What you should do >>
Retype the opening lines of the listing below, ending with the line that contains "0.125, 0.145, 0.155, 0.134, 0.095, 0.044, 0.020, 0.0]", and leave out any pictures.

[Start]

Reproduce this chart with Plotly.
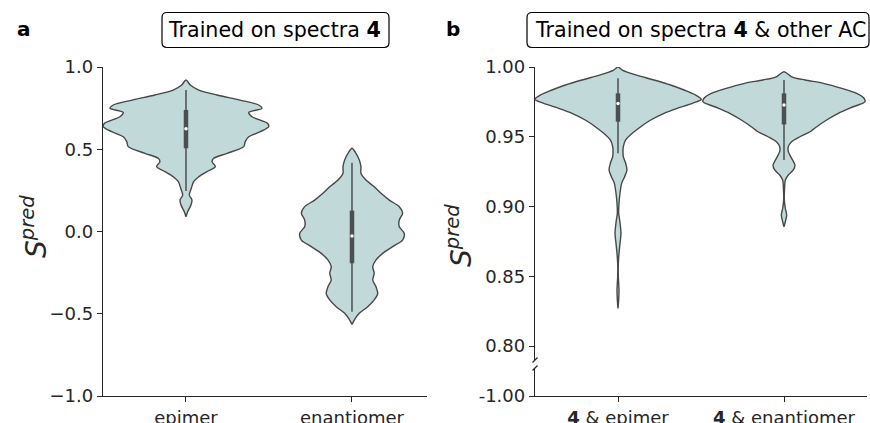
import plotly.graph_objects as go

W, H = 870, 423

# ---------------- data ----------------
a_ticklabels = ["epimer", "enantiomer"]
b_ticklabels = ["<b>4</b> &amp; epimer", "<b>4</b> &amp; enantiomer"]

a_yticks = [-1.0, -0.5, 0.0, 0.5, 1.0]
a_yticktext = ["\u22121.0", "\u22120.5", "0.0", "0.5", "1.0"]
b_yticks = [0.80, 0.85, 0.90, 0.95, 1.00]
b_yticktext = ["0.80", "0.85", "0.90", "0.95", "1.00"]
b_low_ticks = [-1.00]
b_low_ticktext = ["-1.00"]

# violin outlines: S_pred levels and half widths (category units)
epi_y = [0.921, 0.891, 0.860, 0.830, 0.799, 0.769, 0.749, 0.724, 0.698, 0.657,
         0.637, 0.607, 0.576, 0.546, 0.516, 0.475, 0.445, 0.424, 0.394, 0.364,
         0.333, 0.303, 0.263, 0.222, 0.191, 0.161, 0.120, 0.090]
epi_w = [0.0, 0.026, 0.077, 0.187, 0.325, 0.438, 0.458, 0.378, 0.398, 0.492,
         0.498, 0.448, 0.378, 0.357, 0.348, 0.247, 0.167, 0.157, 0.177, 0.127,
         0.077, 0.046, 0.032, 0.020, 0.036, 0.030, 0.010, 0.0]

ena_y = [0.506, 0.475, 0.435, 0.394, 0.354, 0.313, 0.272, 0.232, 0.191, 0.151,
         0.111, 0.070, 0.029, -0.011, -0.052, -0.092, -0.133, -0.173, -0.214,
         -0.254, -0.295, -0.336, -0.376, -0.416, -0.457, -0.497, -0.528, -0.565]
ena_w = [0.0, 0.024, 0.044, 0.054, 0.054, 0.084, 0.134, 0.175, 0.225, 0.285,
         0.305, 0.285, 0.285, 0.315, 0.305, 0.245, 0.185, 0.145, 0.125, 0.134,
         0.125, 0.145, 0.155, 0.134, 0.095, 0.044, 0.020, 0.0]

b1_y = [1.000, 0.9978, 0.9943, 0.9907, 0.9871, 0.9835, 0.9799, 0.9768, 0.9740,
        0.9704, 0.9668, 0.9620, 0.9572, 0.9525, 0.9477, 0.9429, 0.9393, 0.9357,
        0.9310, 0.9262, 0.9214, 0.9166, 0.9095, 0.9023, 0.8951, 0.8903, 0.8808,
        0.8736, 0.8664, 0.8593, 0.8497, 0.8401, 0.8330, 0.8270]
b1_w = [0.0, 0.026, 0.107, 0.217, 0.317, 0.398, 0.468, 0.502, 0.448, 0.357,
        0.277, 0.197, 0.137, 0.086, 0.046, 0.032, 0.030, 0.032, 0.046, 0.054,
        0.040, 0.022, 0.012, 0.006, 0.004, 0.010, 0.018, 0.012, 0.006, 0.002,
        0.002, 0.006, 0.004, 0.0]

b2_y = [0.9966, 0.9930, 0.9907, 0.9883, 0.9847, 0.9811, 0.9776, 0.9751, 0.9715,
        0.9668, 0.9620, 0.9572, 0.9536, 0.9500, 0.9464, 0.9429, 0.9393, 0.9345,
        0.9297, 0.9262, 0.9226, 0.9190, 0.9142, 0.9047, 0.8987, 0.8939, 0.8891,
        0.8855]
b2_w = [0.0, 0.046, 0.127, 0.237, 0.348, 0.438, 0.482, 0.488, 0.417, 0.327,
        0.257, 0.197, 0.157, 0.096, 0.046, 0.026, 0.026, 0.046, 0.066, 0.056,
        0.026, 0.008, 0.004, 0.002, 0.008, 0.016, 0.008, 0.0]

# inner box stats: whisker low, q1, median, q3, whisker high
epi_box = [0.246, 0.506, 0.624, 0.739, 0.860]
ena_box = [-0.488, -0.193, -0.027, 0.127, 0.418]
b1_box = [0.9381, 0.9608, 0.9738, 0.9811, 0.9919]
b2_box = [0.9333, 0.9588, 0.9728, 0.9811, 0.9907]

# ---------------- styling ----------------
FILL = "rgb(193,217,217)"
EDGE = "#474747"
BOXC = "#4a4f4f"
AXC = "#262626"
FONT = "DejaVu Sans"

fig = go.Figure()


def add_violin(pos, ys, ws, box, xa, ya):
    xs = [pos + w for w in ws] + [pos - w for w in reversed(ws)]
    yy = list(ys) + list(reversed(ys))
    fig.add_trace(go.Scatter(x=xs, y=yy, mode="lines", fill="toself",
                             fillcolor=FILL,
                             line=dict(color=EDGE, width=1.4, shape="spline", smoothing=0.8),
                             xaxis=xa, yaxis=ya, hoverinfo="skip", showlegend=False))
    wlo, q1, med, q3, whi = box
    fig.add_trace(go.Scatter(x=[pos, pos], y=[wlo, whi], mode="lines",
                             line=dict(color=BOXC, width=1.5),
                             xaxis=xa, yaxis=ya, hoverinfo="skip", showlegend=False))
    fig.add_trace(go.Scatter(x=[pos, pos], y=[q1, q3], mode="lines",
                             line=dict(color=BOXC, width=4.5),
                             xaxis=xa, yaxis=ya, hoverinfo="skip", showlegend=False))
    fig.add_trace(go.Scatter(x=[pos], y=[med], mode="markers",
                             marker=dict(color="white", size=3.5),
                             xaxis=xa, yaxis=ya, hoverinfo="skip", showlegend=False))


add_violin(0, epi_y, epi_w, epi_box, "x", "y")
add_violin(1, ena_y, ena_w, ena_box, "x", "y")
add_violin(0, b1_y, b1_w, b1_box, "x2", "y2")
add_violin(1, b2_y, b2_w, b2_box, "x2", "y2")
# keep lower broken axis alive
fig.add_trace(go.Scatter(x=[None], y=[None], xaxis="x2", yaxis="y3",
                         showlegend=False, hoverinfo="skip"))


def px(x):
    return x / W


def py(y):
    return (H - y) / H


axis_common = dict(showline=True, linecolor=AXC, linewidth=1.3, ticks="outside",
                   ticklen=5, tickwidth=1.3, tickcolor=AXC, showgrid=False,
                   zeroline=False, automargin=False,
                   tickfont=dict(family=FONT, size=18, color=AXC))

fig.update_layout(
    width=W, height=H,
    margin=dict(l=0, r=0, t=0, b=0, pad=0, autoexpand=False),
    paper_bgcolor="white", plot_bgcolor="white",
    showlegend=False,
    font=dict(family=FONT, color="black"),
    xaxis=dict(domain=[px(103), px(427)], range=[-0.5, 1.452], anchor="y",
               tickmode="array", tickvals=[0, 1], ticktext=a_ticklabels, **axis_common),
    yaxis=dict(domain=[py(396), py(67)], range=[-1.0, 1.0], anchor="x",
               tickmode="array", tickvals=a_yticks, ticktext=a_yticktext, **axis_common),
    xaxis2=dict(domain=[px(535), px(867)], range=[-0.5, 1.5], anchor="y3",
                tickmode="array", tickvals=[0, 1], ticktext=b_ticklabels, **axis_common),
    yaxis2=dict(domain=[py(360), py(67)], range=[0.790, 1.0], anchor="x2",
                tickmode="array", tickvals=b_yticks, ticktext=b_yticktext, **axis_common),
    yaxis3=dict(domain=[py(396), py(368)], range=[-1.0, -0.96], anchor="x2",
                tickmode="array", tickvals=b_low_ticks, ticktext=b_low_ticktext, **axis_common),
)


def rounded_box(x0, y0, x1, y1, r=5):
    rx, ry = r / W, r / H
    X0, X1 = px(x0), px(x1)
    YT, YB = py(y0), py(y1)
    return (f"M {X0+rx},{YT} L {X1-rx},{YT} Q {X1},{YT} {X1},{YT-ry} "
            f"L {X1},{YB+ry} Q {X1},{YB} {X1-rx},{YB} L {X0+rx},{YB} "
            f"Q {X0},{YB} {X0},{YB+ry} L {X0},{YT-ry} Q {X0},{YT} {X0+rx},{YT} Z")


shapes = [
    dict(type="path", xref="paper", yref="paper", path=rounded_box(162, 12.5, 389, 47.5),
         line=dict(color="black", width=1.2), fillcolor="white", layer="below"),
    dict(type="path", xref="paper", yref="paper", path=rounded_box(527, 12.5, 869, 47.5),
         line=dict(color="black", width=1.2), fillcolor="white", layer="below"),
    # axis break marks
    dict(type="line", xref="paper", yref="paper", x0=px(532.5), y0=py(362.5),
         x1=px(537.5), y1=py(357.5), line=dict(color=AXC, width=1.3)),
    dict(type="line", xref="paper", yref="paper", x0=px(532.5), y0=py(370.5),
         x1=px(537.5), y1=py(365.5), line=dict(color=AXC, width=1.3)),
]
fig.update_layout(shapes=shapes)

ann_common = dict(xref="paper", yref="paper", showarrow=False,
                  xanchor="center", yanchor="middle")
annotations = [
    dict(text="<b>a</b>", x=px(24), y=py(29),
         font=dict(family=FONT, size=20, color="black"), **ann_common),
    dict(text="<b>b</b>", x=px(453), y=py(29),
         font=dict(family=FONT, size=20, color="black"), **ann_common),
    dict(text="Trained on spectra <b>4</b>", x=px(274.5), y=py(30),
         font=dict(family=FONT, size=20.6, color="black"), **ann_common),
    dict(text="Trained on spectra <b>4</b> &amp; other AC", x=px(700.5), y=py(30),
         font=dict(family=FONT, size=20.6, color="black"), **ann_common),
    dict(text="<i>S</i><sup><i>pred</i></sup>", x=px(34), y=py(227), textangle=-90,
         font=dict(family=FONT, size=28, color=AXC), **ann_common),
    dict(text="<i>S</i><sup><i>pred</i></sup>", x=px(460), y=py(236), textangle=-90,
         font=dict(family=FONT, size=28, color=AXC), **ann_common),
]
fig.update_layout(annotations=annotations)

fig.write_html(
    "out.html",
    config={"displayModeBar": False},
    post_script="document.body.style.margin='0';document.body.style.overflow='hidden';"
                "document.documentElement.style.overflow='hidden';",
)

[End]

Right answer >>
Reproduce this chart with Plotly.
import plotly.graph_objects as go

W, H = 870, 423

# ---------------- data ----------------
a_ticklabels = ["epimer", "enantiomer"]
b_ticklabels = ["<b>4</b> &amp; epimer", "<b>4</b> &amp; enantiomer"]

a_yticks = [-1.0, -0.5, 0.0, 0.5, 1.0]
a_yticktext = ["\u22121.0", "\u22120.5", "0.0", "0.5", "1.0"]
b_yticks = [0.80, 0.85, 0.90, 0.95, 1.00]
b_yticktext = ["0.80", "0.85", "0.90", "0.95", "1.00"]
b_low_ticks = [-1.00]
b_low_ticktext = ["-1.00"]

# violin outlines: S_pred levels and half widths (category units)
epi_y = [0.921, 0.891, 0.860, 0.830, 0.799, 0.769, 0.749, 0.724, 0.698, 0.657,
         0.637, 0.607, 0.576, 0.546, 0.516, 0.475, 0.445, 0.424, 0.394, 0.364,
         0.333, 0.303, 0.263, 0.222, 0.191, 0.161, 0.120, 0.090]
epi_w = [0.0, 0.026, 0.077, 0.187, 0.325, 0.438, 0.458, 0.378, 0.398, 0.492,
         0.498, 0.448, 0.378, 0.357, 0.348, 0.247, 0.167, 0.157, 0.177, 0.127,
         0.077, 0.046, 0.032, 0.020, 0.036, 0.030, 0.010, 0.0]

ena_y = [0.506, 0.475, 0.435, 0.394, 0.354, 0.313, 0.272, 0.232, 0.191, 0.151,
         0.111, 0.070, 0.029, -0.011, -0.052, -0.092, -0.133, -0.173, -0.214,
         -0.254, -0.295, -0.336, -0.376, -0.416, -0.457, -0.497, -0.528, -0.565]
ena_w = [0.0, 0.024, 0.044, 0.054, 0.054, 0.084, 0.134, 0.175, 0.225, 0.285,
         0.305, 0.285, 0.285, 0.315, 0.305, 0.245, 0.185, 0.145, 0.125, 0.134,
         0.125, 0.145, 0.155, 0.134, 0.095, 0.044, 0.020, 0.0]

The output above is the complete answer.